* Information shown *
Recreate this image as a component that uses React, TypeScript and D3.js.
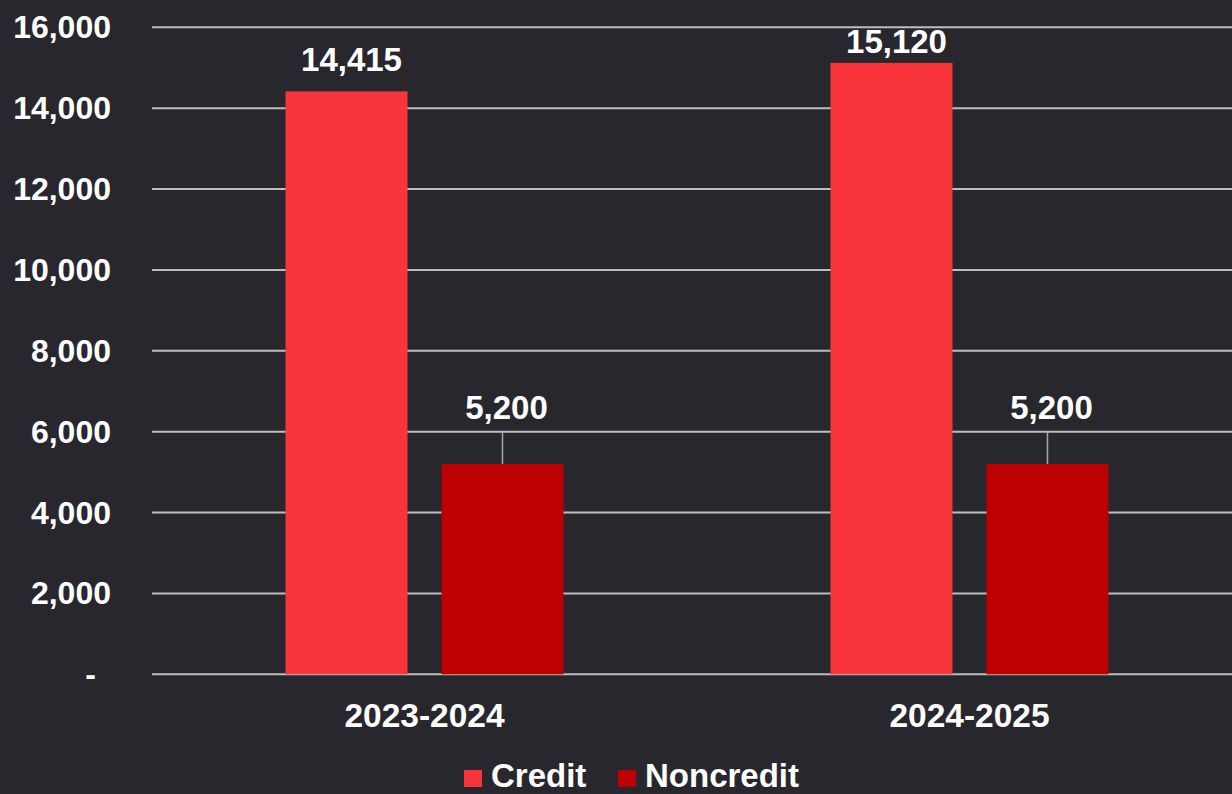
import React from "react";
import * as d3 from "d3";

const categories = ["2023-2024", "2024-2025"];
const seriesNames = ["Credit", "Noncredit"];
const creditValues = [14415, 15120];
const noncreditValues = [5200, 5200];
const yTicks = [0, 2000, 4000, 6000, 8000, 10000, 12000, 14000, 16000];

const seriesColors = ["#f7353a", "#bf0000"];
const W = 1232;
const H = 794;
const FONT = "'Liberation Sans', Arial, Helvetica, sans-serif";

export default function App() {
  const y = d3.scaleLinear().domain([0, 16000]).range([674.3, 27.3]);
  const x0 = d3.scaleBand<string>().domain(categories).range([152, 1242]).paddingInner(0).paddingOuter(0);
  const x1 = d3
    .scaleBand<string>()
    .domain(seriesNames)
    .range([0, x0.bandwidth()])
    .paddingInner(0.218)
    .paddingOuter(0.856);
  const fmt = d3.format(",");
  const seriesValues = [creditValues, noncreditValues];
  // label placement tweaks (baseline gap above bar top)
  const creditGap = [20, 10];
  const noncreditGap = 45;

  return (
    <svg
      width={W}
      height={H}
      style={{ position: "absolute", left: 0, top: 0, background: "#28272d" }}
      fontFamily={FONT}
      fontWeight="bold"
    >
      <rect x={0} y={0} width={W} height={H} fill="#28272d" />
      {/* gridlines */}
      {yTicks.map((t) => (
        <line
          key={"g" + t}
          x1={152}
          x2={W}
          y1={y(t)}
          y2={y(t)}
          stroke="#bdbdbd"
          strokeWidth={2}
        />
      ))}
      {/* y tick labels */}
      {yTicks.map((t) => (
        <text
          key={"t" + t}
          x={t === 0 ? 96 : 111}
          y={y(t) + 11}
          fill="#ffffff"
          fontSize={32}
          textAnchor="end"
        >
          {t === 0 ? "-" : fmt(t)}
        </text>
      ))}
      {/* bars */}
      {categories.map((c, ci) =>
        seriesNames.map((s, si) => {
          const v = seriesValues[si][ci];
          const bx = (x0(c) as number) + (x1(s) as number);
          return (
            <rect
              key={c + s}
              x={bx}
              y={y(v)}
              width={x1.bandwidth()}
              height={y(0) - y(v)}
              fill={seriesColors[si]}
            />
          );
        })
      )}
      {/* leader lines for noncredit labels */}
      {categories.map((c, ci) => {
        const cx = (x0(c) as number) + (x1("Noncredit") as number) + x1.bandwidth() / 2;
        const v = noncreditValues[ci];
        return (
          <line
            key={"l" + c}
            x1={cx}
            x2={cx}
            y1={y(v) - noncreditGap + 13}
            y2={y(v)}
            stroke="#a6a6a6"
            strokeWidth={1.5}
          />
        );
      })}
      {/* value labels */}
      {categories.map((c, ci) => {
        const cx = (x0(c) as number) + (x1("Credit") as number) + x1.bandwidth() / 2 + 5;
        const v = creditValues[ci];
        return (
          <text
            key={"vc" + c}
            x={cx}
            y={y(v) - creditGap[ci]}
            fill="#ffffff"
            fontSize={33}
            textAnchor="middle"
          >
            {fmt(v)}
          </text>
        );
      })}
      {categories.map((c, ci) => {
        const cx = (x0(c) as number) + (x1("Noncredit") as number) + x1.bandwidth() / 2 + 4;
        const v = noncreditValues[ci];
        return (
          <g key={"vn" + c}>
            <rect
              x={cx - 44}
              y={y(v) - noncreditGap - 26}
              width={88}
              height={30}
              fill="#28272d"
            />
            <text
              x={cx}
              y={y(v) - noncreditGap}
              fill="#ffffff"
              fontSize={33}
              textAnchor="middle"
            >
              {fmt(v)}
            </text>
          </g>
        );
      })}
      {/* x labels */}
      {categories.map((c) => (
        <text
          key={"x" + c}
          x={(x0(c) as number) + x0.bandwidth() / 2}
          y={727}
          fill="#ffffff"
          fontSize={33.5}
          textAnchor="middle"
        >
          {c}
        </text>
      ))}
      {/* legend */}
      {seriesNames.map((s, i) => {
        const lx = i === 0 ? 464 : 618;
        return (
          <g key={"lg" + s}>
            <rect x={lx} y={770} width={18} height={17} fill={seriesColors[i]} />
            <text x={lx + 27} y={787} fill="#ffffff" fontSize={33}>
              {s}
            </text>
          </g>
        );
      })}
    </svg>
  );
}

* The request *
Quote the material word for word, dropping any images it holds.

* Reply to the exercise *
Recreate this image as a component that uses React, TypeScript and D3.js.
import React from "react";
import * as d3 from "d3";

const categories = ["2023-2024", "2024-2025"];
const seriesNames = ["Credit", "Noncredit"];
const creditValues = [14415, 15120];
const noncreditValues = [5200, 5200];
const yTicks = [0, 2000, 4000, 6000, 8000, 10000, 12000, 14000, 16000];

const seriesColors = ["#f7353a", "#bf0000"];
const W = 1232;
const H = 794;
const FONT = "'Liberation Sans', Arial, Helvetica, sans-serif";

export default function App() {
  const y = d3.scaleLinear().domain([0, 16000]).range([674.3, 27.3]);
  const x0 = d3.scaleBand<string>().domain(categories).range([152, 1242]).paddingInner(0).paddingOuter(0);
  const x1 = d3
    .scaleBand<string>()
    .domain(seriesNames)
    .range([0, x0.bandwidth()])
    .paddingInner(0.218)
    .paddingOuter(0.856);
  const fmt = d3.format(",");
  const seriesValues = [creditValues, noncreditValues];
  // label placement tweaks (baseline gap above bar top)
  const creditGap = [20, 10];
  const noncreditGap = 45;

  return (
    <svg
      width={W}
      height={H}
      style={{ position: "absolute", left: 0, top: 0, background: "#28272d" }}
      fontFamily={FONT}
      fontWeight="bold"
    >
      <rect x={0} y={0} width={W} height={H} fill="#28272d" />
      {/* gridlines */}
      {yTicks.map((t) => (
        <line
          key={"g" + t}
          x1={152}
          x2={W}
          y1={y(t)}
          y2={y(t)}
          stroke="#bdbdbd"
          strokeWidth={2}
        />
      ))}
      {/* y tick labels */}
      {yTicks.map((t) => (
        <text
          key={"t" + t}
          x={t === 0 ? 96 : 111}
          y={y(t) + 11}
          fill="#ffffff"
          fontSize={32}
          textAnchor="end"
        >
          {t === 0 ? "-" : fmt(t)}
        </text>
      ))}
      {/* bars */}
      {categories.map((c, ci) =>
        seriesNames.map((s, si) => {
          const v = seriesValues[si][ci];
          const bx = (x0(c) as number) + (x1(s) as number);
          return (
            <rect
              key={c + s}
              x={bx}
              y={y(v)}
              width={x1.bandwidth()}
              height={y(0) - y(v)}
              fill={seriesColors[si]}
            />
          );
        })
      )}
      {/* leader lines for noncredit labels */}
      {categories.map((c, ci) => {
        const cx = (x0(c) as number) + (x1("Noncredit") as number) + x1.bandwidth() / 2;
        const v = noncreditValues[ci];
        return (
          <line
            key={"l" + c}
            x1={cx}
            x2={cx}
            y1={y(v) - noncreditGap + 13}
            y2={y(v)}
            stroke="#a6a6a6"
            strokeWidth={1.5}
          />
        );
      })}
      {/* value labels */}
      {categories.map((c, ci) => {
        const cx = (x0(c) as number) + (x1("Credit") as number) + x1.bandwidth() / 2 + 5;
        const v = creditValues[ci];
        return (
          <text
            key={"vc" + c}
            x={cx}
            y={y(v) - creditGap[ci]}
            fill="#ffffff"
            fontSize={33}
            textAnchor="middle"
          >
            {fmt(v)}
          </text>
        );
      })}
      {categories.map((c, ci) => {
        const cx = (x0(c) as number) + (x1("Noncredit") as number) + x1.bandwidth() / 2 + 4;
        const v = noncreditValues[ci];
        return (
          <g key={"vn" + c}>
            <rect
              x={cx - 44}
              y={y(v) - noncreditGap - 26}
              width={88}
              height={30}
              fill="#28272d"
            />
            <text
              x={cx}
              y={y(v) - noncreditGap}
              fill="#ffffff"
              fontSize={33}
              textAnchor="middle"
            >
              {fmt(v)}
            </text>
          </g>
        );
      })}
      {/* x labels */}
      {categories.map((c) => (
        <text
          key={"x" + c}
          x={(x0(c) as number) + x0.bandwidth() / 2}
          y={727}
          fill="#ffffff"
          fontSize={33.5}
          textAnchor="middle"
        >
          {c}
        </text>
      ))}
      {/* legend */}
      {seriesNames.map((s, i) => {
        const lx = i === 0 ? 464 : 618;
        return (
          <g key={"lg" + s}>
            <rect x={lx} y={770} width={18} height={17} fill={seriesColors[i]} />
            <text x={lx + 27} y={787} fill="#ffffff" fontSize={33}>
              {s}
            </text>
          </g>
        );
      })}
    </svg>
  );
}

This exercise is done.